SME current-account and bookkeeping tool Coconut recently announced that along with the company’s baked in current account, provided by Prepay Solutions, customers can now connect up their existing business current account.
It marks an interesting pivot for the business, away from a what would have been expected of a quasi-neobanking player, that is to double down on building a large footprint of its own current account users.
Instead, it’s focusing on the problem at hand – helping small business owners invoice and manage their bookkeeping more effectively. Something banks and larger accounting platforms have failed to do on their own, at the micro-SME level.
Coconut’s move is just one example of new business models emerging as banking data becomes openly available to any software application. Defining exactly what new businesses like Coconut are is hard – they aren’t a bank, but they do bank like things. They’re also not an accounting provider, but they do accounting like things.
So just what are they?

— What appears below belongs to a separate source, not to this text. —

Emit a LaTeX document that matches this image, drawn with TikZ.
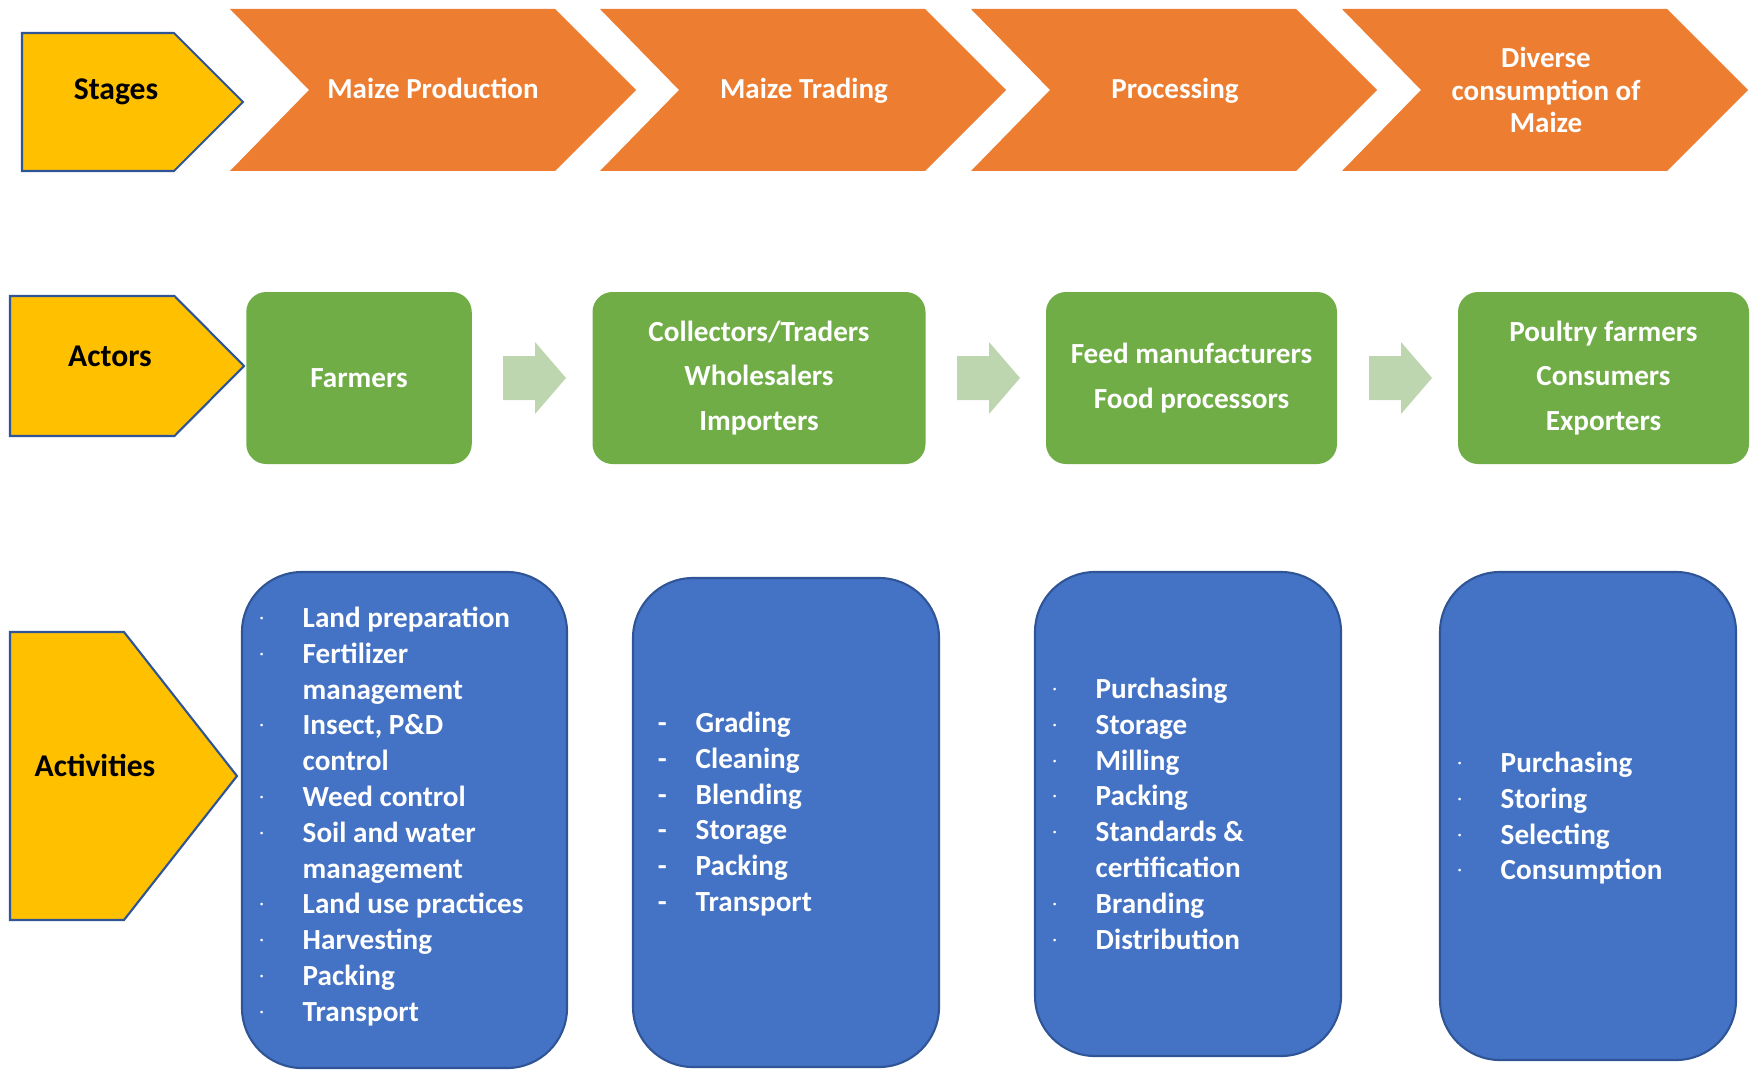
\documentclass[tikz,border=0pt]{standalone}
\usepackage{fontspec}
\setmainfont{Carlito}
\usepackage{tikz}
\usetikzlibrary{backgrounds}
\pgfdeclarelayer{shapelayer}
\pgfdeclarelayer{textlayer}
\pgfsetlayers{shapelayer,main,textlayer}

\definecolor{stageyellow}{RGB}{255,192,0}
\definecolor{edgeblue}{RGB}{47,85,151}
\definecolor{chevronorange}{RGB}{237,125,49}
\definecolor{actorgreen}{RGB}{112,173,71}
\definecolor{arrowgreen}{RGB}{190,214,176}
\definecolor{activityblue}{RGB}{68,114,196}

\tikzset{
	stagebox/.style={fill=stageyellow, draw=edgeblue, line width=0.6pt},
	chevron/.style={fill=chevronorange},
	flowarrow/.style={fill=arrowgreen},
	actorbox/.style={rectangle, rounded corners=0.2cm, fill=actorgreen, text=white, align=center, font={\fontsize{8.3}{12.7}\selectfont\bfseries}},
	activitybox/.style={rectangle, rounded corners=0.6cm, fill=activityblue, draw=edgeblue, line width=0.6pt},
	stagelabel/.style={font={\fontsize{9}{10}\selectfont\bfseries}, text=black, anchor=base},
	chevrontext/.style={font={\fontsize{8.25}{9.25}\selectfont\bfseries}, text=white, align=center},
	listitem/.style={font={\fontsize{8.3}{10}\selectfont\bfseries}, text=white, anchor=base west, inner sep=0pt},
}
\newcommand{\dotitem}{\llap{\raisebox{1.3pt}{\fontsize{4}{4}\selectfont ·}\hspace{0.39cm}}}
\newcommand{\dashitem}{\llap{-\hspace{0.29cm}}}

\begin{document}
\begin{tikzpicture}
	\useasboundingbox (0, 0) rectangle (17.56, 10.70);
	\node [] (0) at (0.22, 10.37) {};
	\node [] (1) at (1.74, 10.37) {};
	\node [] (2) at (2.43, 9.68) {};
	\node [] (3) at (1.74, 8.99) {};
	\node [] (4) at (0.22, 8.99) {};
	\node [] (5) at (0.10, 7.74) {};
	\node [] (6) at (1.745, 7.74) {};
	\node [] (7) at (2.44, 7.04) {};
	\node [] (8) at (1.745, 6.34) {};
	\node [] (9) at (0.10, 6.34) {};
	\node [] (10) at (0.10, 4.38) {};
	\node [] (11) at (1.24, 4.38) {};
	\node [] (12) at (2.37, 2.94) {};
	\node [] (13) at (1.24, 1.50) {};
	\node [] (14) at (0.10, 1.50) {};
	\node [] (15) at (2.30, 10.61) {};
	\node [] (16) at (5.55, 10.61) {};
	\node [] (17) at (6.36, 9.80) {};
	\node [] (18) at (5.55, 8.99) {};
	\node [] (19) at (2.30, 8.99) {};
	\node [] (20) at (3.09, 9.80) {};
	\node [] (21) at (6.00, 10.61) {};
	\node [] (22) at (9.25, 10.61) {};
	\node [] (23) at (10.06, 9.80) {};
	\node [] (24) at (9.25, 8.99) {};
	\node [] (25) at (6.00, 8.99) {};
	\node [] (26) at (6.79, 9.80) {};
	\node [] (27) at (9.71, 10.61) {};
	\node [] (28) at (12.96, 10.61) {};
	\node [] (29) at (13.77, 9.80) {};
	\node [] (30) at (12.96, 8.99) {};
	\node [] (31) at (9.71, 8.99) {};
	\node [] (32) at (10.50, 9.80) {};
	\node [] (33) at (13.42, 10.61) {};
	\node [] (34) at (16.67, 10.61) {};
	\node [] (35) at (17.48, 9.80) {};
	\node [] (36) at (16.67, 8.99) {};
	\node [] (37) at (13.42, 8.99) {};
	\node [] (38) at (14.21, 9.80) {};
	\node [] (39) at (5.03, 7.14) {};
	\node [] (40) at (5.35, 7.14) {};
	\node [] (41) at (5.35, 7.28) {};
	\node [] (42) at (5.66, 6.92) {};
	\node [] (43) at (5.35, 6.56) {};
	\node [] (44) at (5.35, 6.70) {};
	\node [] (45) at (5.03, 6.70) {};
	\node [] (46) at (9.57, 7.14) {};
	\node [] (47) at (9.89, 7.14) {};
	\node [] (48) at (9.89, 7.28) {};
	\node [] (49) at (10.20, 6.92) {};
	\node [] (50) at (9.89, 6.56) {};
	\node [] (51) at (9.89, 6.70) {};
	\node [] (52) at (9.57, 6.70) {};
	\node [] (53) at (13.69, 7.14) {};
	\node [] (54) at (14.01, 7.14) {};
	\node [] (55) at (14.01, 7.28) {};
	\node [] (56) at (14.32, 6.92) {};
	\node [] (57) at (14.01, 6.56) {};
	\node [] (58) at (14.01, 6.70) {};
	\node [] (59) at (13.69, 6.70) {};
	\begin{pgfonlayer}{shapelayer}
		\filldraw [stagebox] (0.center) -- (1.center) -- (2.center) -- (3.center) -- (4.center) -- cycle;
		\filldraw [stagebox] (5.center) -- (6.center) -- (7.center) -- (8.center) -- (9.center) -- cycle;
		\filldraw [stagebox] (10.center) -- (11.center) -- (12.center) -- (13.center) -- (14.center) -- cycle;
		\fill [chevron] (15.center) -- (16.center) -- (17.center) -- (18.center) -- (19.center) -- (20.center) -- cycle;
		\fill [chevron] (21.center) -- (22.center) -- (23.center) -- (24.center) -- (25.center) -- (26.center) -- cycle;
		\fill [chevron] (27.center) -- (28.center) -- (29.center) -- (30.center) -- (31.center) -- (32.center) -- cycle;
		\fill [chevron] (33.center) -- (34.center) -- (35.center) -- (36.center) -- (37.center) -- (38.center) -- cycle;
		\fill [flowarrow] (39.center) -- (40.center) -- (41.center) -- (42.center) -- (43.center) -- (44.center) -- (45.center) -- cycle;
		\fill [flowarrow] (46.center) -- (47.center) -- (48.center) -- (49.center) -- (50.center) -- (51.center) -- (52.center) -- cycle;
		\fill [flowarrow] (53.center) -- (54.center) -- (55.center) -- (56.center) -- (57.center) -- (58.center) -- (59.center) -- cycle;
		\node [actorbox, minimum width=2.255cm, minimum height=1.72cm] (60) at (3.59, 6.92) {Farmers};
		\node [actorbox, minimum width=3.33cm, minimum height=1.72cm] (61) at (7.59, 6.92) {Collectors/Traders\\Wholesalers\\Importers};
		\node [actorbox, minimum width=2.91cm, minimum height=1.72cm] (62) at (11.915, 6.92) {Feed manufacturers\\Food processors};
		\node [actorbox, minimum width=2.91cm, minimum height=1.72cm] (63) at (16.035, 6.92) {Poultry farmers\\Consumers\\Exporters};
		\node [activitybox, minimum width=3.25cm, minimum height=4.96cm] (64) at (4.045, 2.50) {};
		\node [activitybox, minimum width=3.06cm, minimum height=4.89cm] (65) at (7.86, 2.475) {};
		\node [activitybox, minimum width=3.06cm, minimum height=4.84cm] (66) at (11.88, 2.56) {};
		\node [activitybox, minimum width=2.96cm, minimum height=4.88cm] (67) at (15.88, 2.54) {};
	\end{pgfonlayer}
	\begin{pgfonlayer}{textlayer}
		\node [listitem] (68) at (3.02, 4.43) {\dotitem Land preparation};
		\node [listitem] (69) at (3.02, 4.07) {\dotitem Fertilizer};
		\node [listitem] (70) at (3.02, 3.71) {management};
		\node [listitem] (71) at (3.02, 3.36) {\dotitem Insect, P\&D};
		\node [listitem] (72) at (3.02, 3.00) {control};
		\node [listitem] (73) at (3.02, 2.64) {\dotitem Weed control};
		\node [listitem] (74) at (3.02, 2.28) {\dotitem Soil and water};
		\node [listitem] (75) at (3.02, 1.92) {management};
		\node [listitem] (76) at (3.02, 1.57) {\dotitem Land use practices};
		\node [listitem] (77) at (3.02, 1.21) {\dotitem Harvesting};
		\node [listitem] (78) at (3.02, 0.85) {\dotitem Packing};
		\node [listitem] (79) at (3.02, 0.49) {\dotitem Transport};
		\node [listitem] (80) at (6.95, 3.38) {\dashitem Grading};
		\node [listitem] (81) at (6.95, 3.02) {\dashitem Cleaning};
		\node [listitem] (82) at (6.95, 2.66) {\dashitem Blending};
		\node [listitem] (83) at (6.95, 2.31) {\dashitem Storage};
		\node [listitem] (84) at (6.95, 1.95) {\dashitem Packing};
		\node [listitem] (85) at (6.95, 1.59) {\dashitem Transport};
		\node [listitem] (86) at (10.95, 3.72) {\dotitem Purchasing};
		\node [listitem] (87) at (10.95, 3.36) {\dotitem Storage};
		\node [listitem] (88) at (10.95, 3.00) {\dotitem Milling};
		\node [listitem] (89) at (10.95, 2.65) {\dotitem Packing};
		\node [listitem] (90) at (10.95, 2.29) {\dotitem Standards \&};
		\node [listitem] (91) at (10.95, 1.93) {certification};
		\node [listitem] (92) at (10.95, 1.57) {\dotitem Branding};
		\node [listitem] (93) at (10.95, 1.21) {\dotitem Distribution};
		\node [listitem] (94) at (15.00, 2.98) {\dotitem Purchasing};
		\node [listitem] (95) at (15.00, 2.62) {\dotitem Storing};
		\node [listitem] (96) at (15.00, 2.26) {\dotitem Selecting};
		\node [listitem] (97) at (15.00, 1.91) {\dotitem Consumption};
		\node [stagelabel] (98) at (1.16, 9.70) {Stages};
		\node [stagelabel] (99) at (1.10, 7.04) {Actors};
		\node [stagelabel] (100) at (0.95, 2.94) {Activities};
		\node [chevrontext, anchor=base] (101) at (4.33, 9.71) {Maize Production};
		\node [chevrontext, anchor=base] (102) at (8.04, 9.71) {Maize Trading};
		\node [chevrontext, anchor=base] (103) at (11.75, 9.71) {Processing};
		\node [chevrontext] (104) at (15.46, 9.80) {Diverse\\consumption of\\Maize};
	\end{pgfonlayer}
\end{tikzpicture}
\end{document}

More to the point, does it even really matter?
Not really. So long as people are buying.
Coconut have 16,000 freelancer and small business owners using its co-joined product offering today. But what could they possibly bring on board by uncoupling the best parts and joining them to the commodity part, the bank account?
Well, that number could run into the millions. And that’s no doubt the SaaS market Coconut wants, leveraging the infrastructure and investment of the banks and their responsibility to bear the costs of keeping current accounts alive.
The ‘banking commons’ that many startups like Coconut are drawing on, represents a very real new threat for the banking sector.